Daily Mirror

IRELAND CAUSE A BIG STIR

- BY MIKE WALTERS

SPLASHDOWN­S, after orbit on cloud nine, are not supposed to be so traumatic.

But as Paul Stirling and Andrew Balbirnie’s brilliant twin hundreds catapulted Ireland to a historic first win on English soil, Eoin Morgan’s World Cup holders suffered an agonising crash landing at the Ageas Bowl.

Chasing 329 to win, the Irish squeezed home by seven wickets with a ball to spare.

England won the Royal London series 2-1, but were brutalised by Belfast-born opener Stirling and Ireland captain Balbirnie’s 214-run partnershi­p. Injured England skipper Morgan, who thrashed a 78-ball century, could only watch helplessly from the dressing room as his toothless attack was brought down to earth.

His deputy Moeen Ali, taking charge for the first time, was powerless to stop Stirling (142) and Balbirnie (113) unleashing their memorable onslaught.

England were by no means at full strength, but even in the absence of Ben Stokes and Jos Buttler, should have had enough firepower to smoke out emerging Test nations at home.

Instead, on an easy-paced pitch, there were echoes of Ireland’s World Cup win in Bengaluru nine years ago, when Kevin O’Brien played the innings of his life as they chased down 328 to win

Here, the target was one run more – and England’s attack was too anaemic to turn back the green tide when Stirling stepped on the gas.
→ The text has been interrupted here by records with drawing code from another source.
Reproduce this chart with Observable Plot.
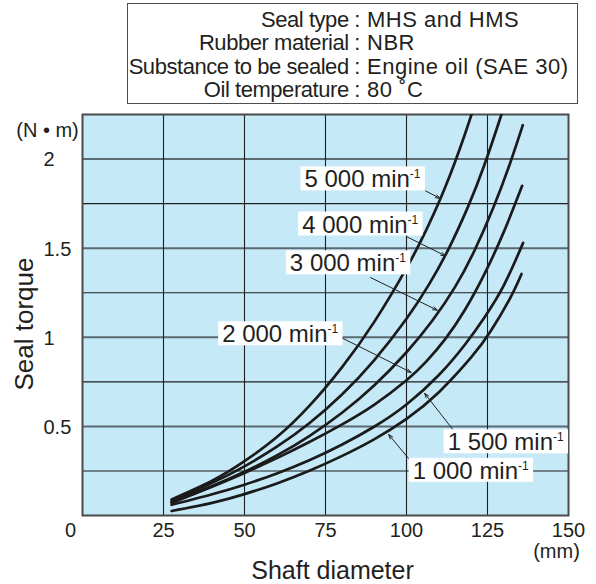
<!DOCTYPE html>
<html><head><meta charset="utf-8">
<script src="https://cdn.jsdelivr.net/npm/d3@7"></script>
<script src="https://cdn.jsdelivr.net/npm/@observablehq/plot@0.6"></script>
<style>
body{margin:0;background:#fff;font-family:"Liberation Sans",Arial,sans-serif;color:#231f20;}
#wrap{position:relative;width:596px;height:584px;overflow:hidden;}
#conditions{position:absolute;left:127px;top:3px;width:451px;height:101px;box-sizing:border-box;border:1.5px solid #4d4d4d;padding-top:4px;font-size:22px;line-height:23.3px;}
.row{display:flex;white-space:nowrap;}
.k{width:232px;text-align:right;letter-spacing:-0.45px;}
.v{padding-left:7px;letter-spacing:0.5px;}
#chart{position:absolute;left:0;top:108px;}
</style></head>
<body>
<div id="wrap">
  <div id="conditions"></div>
  <div id="chart"></div>
</div>
<script>
// ---- data ----
const conditionKeys = ["Seal type :", "Rubber material :", "Substance to be sealed :", "Oil temperature :"];
const conditionValues = ["MHS and HMS", "NBR", "Engine oil (SAE 30)", "80 ˚C"];

const xTicks = [25, 50, 75, 100, 125, 150];
const yTicks = [0.5, 1, 1.5, 2];
const xGrid = [25, 50, 75, 100, 125];
const yGridMinor = [0.25, 0.75, 1.25, 1.75];
const yGridMajor = [0.5, 1, 1.5, 2];
const originLabel = ["0"];

const speeds = ["5 000", "4 000", "3 000", "2 000", "1 500", "1 000"];

// [shaft diameter (mm), seal torque (N·m)]
const rpm5000 = [[27.5,0.09],[40,0.195],[50,0.305],[60,0.44],[70,0.615],[80,0.83],[90,1.085],[100,1.388],[106,1.598],[112,1.844],[118,2.138],[122,2.36]];
const rpm4000 = [[27.5,0.08],[40,0.183],[50,0.276],[60,0.386],[70,0.518],[80,0.678],[90,0.871],[100,1.104],[107,1.298],[113,1.496],[119,1.733],[124,1.965],[129,2.233],[131,2.35]];
const rpm3000 = [[27.5,0.075],[40,0.165],[50,0.245],[60,0.337],[70,0.446],[80,0.575],[90,0.729],[100,0.916],[108,1.094],[115,1.283],[121,1.487],[127,1.736],[132,1.978],[135.9,2.19]];
const rpm2000 = [[27.5,0.07],[40,0.162],[50,0.239],[60,0.322],[70,0.412],[80,0.51],[90,0.621],[100,0.759],[106,0.862],[112,0.991],[118,1.153],[124,1.353],[130,1.59],[135.7,1.85]];
const rpm1500 = [[27.5,0.06],[40,0.119],[50,0.173],[60,0.236],[70,0.31],[80,0.397],[90,0.498],[100,0.623],[110,0.788],[118,0.958],[124,1.11],[130,1.29],[136,1.53]];
const rpm1000 = [[27.5,0.025],[40,0.071],[50,0.12],[60,0.18],[70,0.251],[80,0.333],[90,0.427],[100,0.542],[110,0.692],[120,0.888],[126,1.035],[132,1.22],[135.5,1.355]];

// label anchors (data units) and leader arrows
const labelX = [68.5, 67.8, 64.0, 43.1, 112.7, 101.9];
const labelY = [1.884, 1.631, 1.413, 1.015, 0.409, 0.249];
const arrowX1 = [105.9, 100.2, 88.9, 78.8, 114.6, 101.2];
const arrowY1 = [1.821, 1.563, 1.335, 1.008, 0.476, 0.308];
const arrowX2 = [110.3, 112.0, 109.5, 101.4, 105.6, 94.5];
const arrowY2 = [1.78, 1.457, 1.152, 0.803, 0.685, 0.454];

const xTitle = ["Shaft diameter"];
const yTitle = ["Seal torque"];
const yUnit = ["(N • m)"];
const xUnit = ["(mm)"];

// ---- header ----
const cond = document.getElementById("conditions");
conditionKeys.forEach((k, i) => {
  const row = document.createElement("div"); row.className = "row";
  const a = document.createElement("span"); a.className = "k"; a.textContent = k;
  const b = document.createElement("span"); b.className = "v"; b.textContent = conditionValues[i];
  row.append(a, b); cond.append(row);
});

// ---- chart ----
const series = [rpm5000, rpm4000, rpm3000, rpm2000, rpm1500, rpm1000];
const curveData = speeds.flatMap((s, i) => series[i].map(([x, y]) => ({speed: s, x, y})));
const labels = speeds.map((s, i) => ({
  text: s + " min", x: labelX[i], y: labelY[i],
  x1: arrowX1[i], y1: arrowY1[i], x2: arrowX2[i], y2: arrowY2[i]
}));

const ink = "#231f20";
const chart = Plot.plot({
  width: 596, height: 476,
  marginLeft: 82, marginRight: 28, marginTop: 6, marginBottom: 69,
  x: {domain: [0, 150]},
  y: {domain: [0, 2.25]},
  style: {fontFamily: "'Liberation Sans', Arial, sans-serif", color: ink, background: "white", overflow: "visible"},
  marks: [
    Plot.frame({fill: "#c6e9f8", stroke: "none"}),
    Plot.ruleY(yGridMinor, {stroke: "#1e1e1e", strokeWidth: 1.1}),
    Plot.ruleY(yGridMajor, {stroke: "#5b6a70", strokeWidth: 2}),
    Plot.ruleX(xGrid, {stroke: "#1e1e1e", strokeWidth: 1.1}),
    Plot.frame({stroke: "#4a4a4a", strokeWidth: 2}),
    Plot.line(curveData, {x: "x", y: "y", z: "speed", stroke: "#1b1b1b", strokeWidth: 2.7, curve: "natural", clip: true}),
    Plot.arrow(labels, {x1: "x1", y1: "y1", x2: "x2", y2: "y2", stroke: "#222", strokeWidth: 1, headLength: 7, headAngle: 40}),
    Plot.text(labels, {x: "x", y: "y", text: "text", textAnchor: "start", lineAnchor: "middle", fontSize: 24, fill: ink}),
    Plot.axisX(xTicks, {tickSize: 0, tickPadding: 7, fontSize: 20, label: null}),
    Plot.axisY(yTicks, {tickSize: 0, tickPadding: 0, textAnchor: "start", dx: -39, dy: 1, fontSize: 20, label: null, tickFormat: d => String(d)}),
    Plot.text(originLabel, {x: d => +d, text: d => d, frameAnchor: "bottom", lineAnchor: "top", textAnchor: "middle", dy: 7, dx: -12, fontSize: 20}),
    Plot.text(xUnit, {x: () => xTicks[xTicks.length - 1], text: d => d, frameAnchor: "bottom", lineAnchor: "middle", textAnchor: "middle", dy: 36, dx: -12, fontSize: 20}),
    Plot.text(xTitle, {text: d => d, frameAnchor: "bottom", lineAnchor: "middle", textAnchor: "middle", dy: 55, dx: 7, fontSize: 25}),
    Plot.text(yTitle, {text: d => d, frameAnchor: "left", lineAnchor: "middle", textAnchor: "middle", rotate: -90, dx: -58, dy: 9, fontSize: 26}),
    Plot.text(yUnit, {text: d => d, frameAnchor: "top-left", lineAnchor: "middle", textAnchor: "middle", dx: -35, dy: 16, fontSize: 20})
  ]
});
document.getElementById("chart").append(chart);

// superscript "-1" and white label boxes
const svg = chart.tagName.toLowerCase() === "svg" ? chart : chart.querySelector("svg");
const svgRect = svg.getBoundingClientRect();
const ns = "http://www.w3.org/2000/svg";
const labelTexts = Array.from(svg.querySelectorAll("text")).filter(t => / min$/.test(t.textContent));
if (labelTexts.length) {
  const boxes = document.createElementNS(ns, "g");
  labelTexts.forEach(t => {
    const sup = document.createElementNS(ns, "tspan");
    sup.setAttribute("dy", "-9");
    sup.setAttribute("font-size", "12");
    sup.textContent = "-1";
    t.appendChild(sup);
    const b = t.getBoundingClientRect();
    const r = document.createElementNS(ns, "rect");
    r.setAttribute("x", b.left - svgRect.left - 4);
    r.setAttribute("y", b.top - svgRect.top + 1);
    r.setAttribute("width", b.width + 8);
    r.setAttribute("height", b.height - 3);
    r.setAttribute("fill", "white");
    boxes.appendChild(r);
  });
  const g = labelTexts[0].parentNode;
  g.parentNode.insertBefore(boxes, g);
}
</script>
</body></html>
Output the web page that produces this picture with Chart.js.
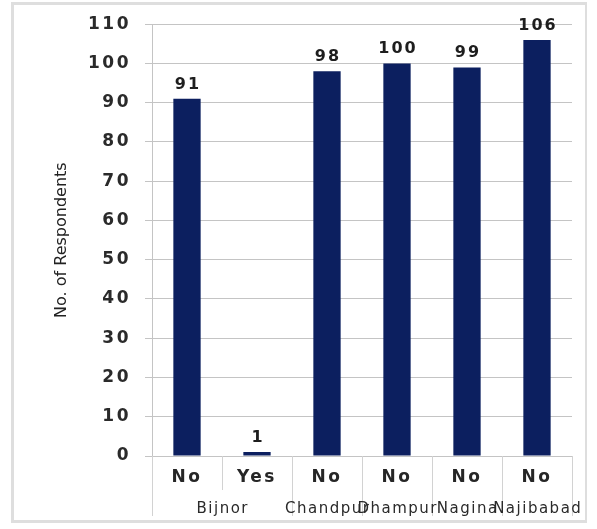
<!DOCTYPE html>
<html>
<head>
<meta charset="utf-8">
<script src="https://cdn.jsdelivr.net/npm/chart.js@4/dist/chart.umd.min.js"></script>
<style>
  html, body { margin: 0; padding: 0; background: #fff; }
  #wrap { position: relative; width: 597px; height: 529px; }
  #frame {
    position: absolute; left: 11px; top: 2px; width: 571px; height: 515px;
    border: 3px solid #dedede; border-right-width: 2px; box-sizing: content-box;
  }
  canvas { position: absolute; left: 0; top: 0; }
</style>
</head>
<body>
<div id="wrap">
  <div id="frame"></div>
  <canvas id="c" width="597" height="529"></canvas>
</div>
<script>
// Responses per town: answer categories, the town each belongs to, and counts
const answers = ['No', 'Yes', 'No', 'No', 'No', 'No'];
const towns = ['Bijnor', 'Bijnor', 'Chandpur', 'Dhampur', 'Nagina', 'Najibabad'];
const respondents = [91, 1, 98, 100, 99, 106];
const yTicks = [0, 10, 20, 30, 40, 50, 60, 70, 80, 90, 100, 110];

const NAVY = '#0c1f5f';
const GRID = '#c4c4c4';
const BOLD_FONT = '"DejaVu Sans", "Liberation Sans", Arial, sans-serif';

// Value labels, grouped town labels, divider lines below the axis and the y title
const extras = {
  id: 'extras',
  beforeDraw(chart) {
    chart.ctx.letterSpacing = '2.5px';
  },
  afterDraw(chart) {
    const ctx = chart.ctx;
    const x = chart.scales.x;
    const area = chart.chartArea;
    const meta = chart.getDatasetMeta(0);
    const n = answers.length;

    ctx.save();
    // bar value labels
    ctx.letterSpacing = '2px';
    ctx.font = 'bold 16px ' + BOLD_FONT;
    ctx.fillStyle = '#1e1e1e';
    ctx.textAlign = 'center';
    ctx.textBaseline = 'alphabetic';
    meta.data.forEach((bar, i) => {
      ctx.fillText(String(respondents[i]), bar.x + 1, bar.y - 10);
    });

    // dividers under the axis: short between answers, long between towns
    const half = (x.getPixelForValue(1) - x.getPixelForValue(0)) / 2;
    ctx.strokeStyle = '#d2d2d2';
    ctx.lineWidth = 1;
    for (let i = 0; i <= n; i++) {
      const px = Math.round((i < n ? x.getPixelForValue(i) - half : x.getPixelForValue(n - 1) + half)) + 0.5;
      const groupEdge = i === 0 || i === n || towns[i] !== towns[i - 1];
      ctx.beginPath();
      ctx.moveTo(px, area.bottom);
      ctx.lineTo(px, groupEdge ? area.bottom + 60 : area.bottom + 34);
      ctx.stroke();
    }

    // town names, centred under their answer groups
    ctx.letterSpacing = '1.5px';
    ctx.font = '15px ' + BOLD_FONT;
    ctx.fillStyle = '#2a2a2a';
    ctx.textBaseline = 'middle';
    let start = 0;
    for (let i = 1; i <= n; i++) {
      if (i === n || towns[i] !== towns[start]) {
        const cx = (x.getPixelForValue(start) + x.getPixelForValue(i - 1)) / 2;
        ctx.fillText(towns[start], cx + 0.75, area.bottom + 53);
        start = i;
      }
    }

    // y axis title
    ctx.letterSpacing = '0px';
    ctx.font = '16px ' + BOLD_FONT;
    ctx.fillStyle = '#222';
    ctx.translate(62, (area.top + area.bottom) / 2);
    ctx.rotate(-Math.PI / 2);
    ctx.fillText('No. of Respondents', 0, 0);
    ctx.restore();
  }
};

new Chart(document.getElementById('c'), {
  type: 'bar',
  data: {
    labels: answers,
    datasets: [{
      data: respondents,
      backgroundColor: NAVY,
      borderWidth: 0,
      barPercentage: 0.39,
      categoryPercentage: 1.0
    }]
  },
  options: {
    responsive: false,
    animation: false,
    events: [],
    layout: { padding: { top: 22, right: 25, left: 0, bottom: 0 } },
    plugins: { legend: { display: false }, tooltip: { enabled: false } },
    scales: {
      x: {
        grid: { display: false, drawTicks: false, tickLength: 0 },
        border: { display: false },
        ticks: {
          padding: 11,
          color: '#262626',
          font: { family: BOLD_FONT, size: 17, weight: 'bold' }
        },
        afterFit(scale) { scale.height = 73; }
      },
      y: {
        min: 0,
        max: 110,
        afterBuildTicks(scale) { scale.ticks = yTicks.map(v => ({ value: v })); },
        grid: { color: GRID, lineWidth: 1, drawTicks: true, tickLength: 7, tickColor: GRID },
        border: { display: true, color: GRID },
        ticks: {
          padding: 14,
          color: '#2a2a2a',
          font: { family: BOLD_FONT, size: 17, weight: 'bold' }
        },
        afterFit(scale) { scale.width = 152; }
      }
    }
  },
  plugins: [extras]
});
</script>
</body>
</html>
Morgan’s 15th ODI hundred came in a 146-run stand with Tom Banton (58). He strode to the middle at 14-2 after openers Jason Roy and Jonny Bairstow fell cheaply and hit four sixes and 14 boundaries, but could not field because of a groin problem.

Morgan’s dismissal triggered a mid-innings slump from 190-3 to 216-7, before David Willey added 51 from 42 balls.

But when Stirling – who also played in that upset in 2011 – produced his thrilling response, the asking rate of 6.58 runs an over looked tame.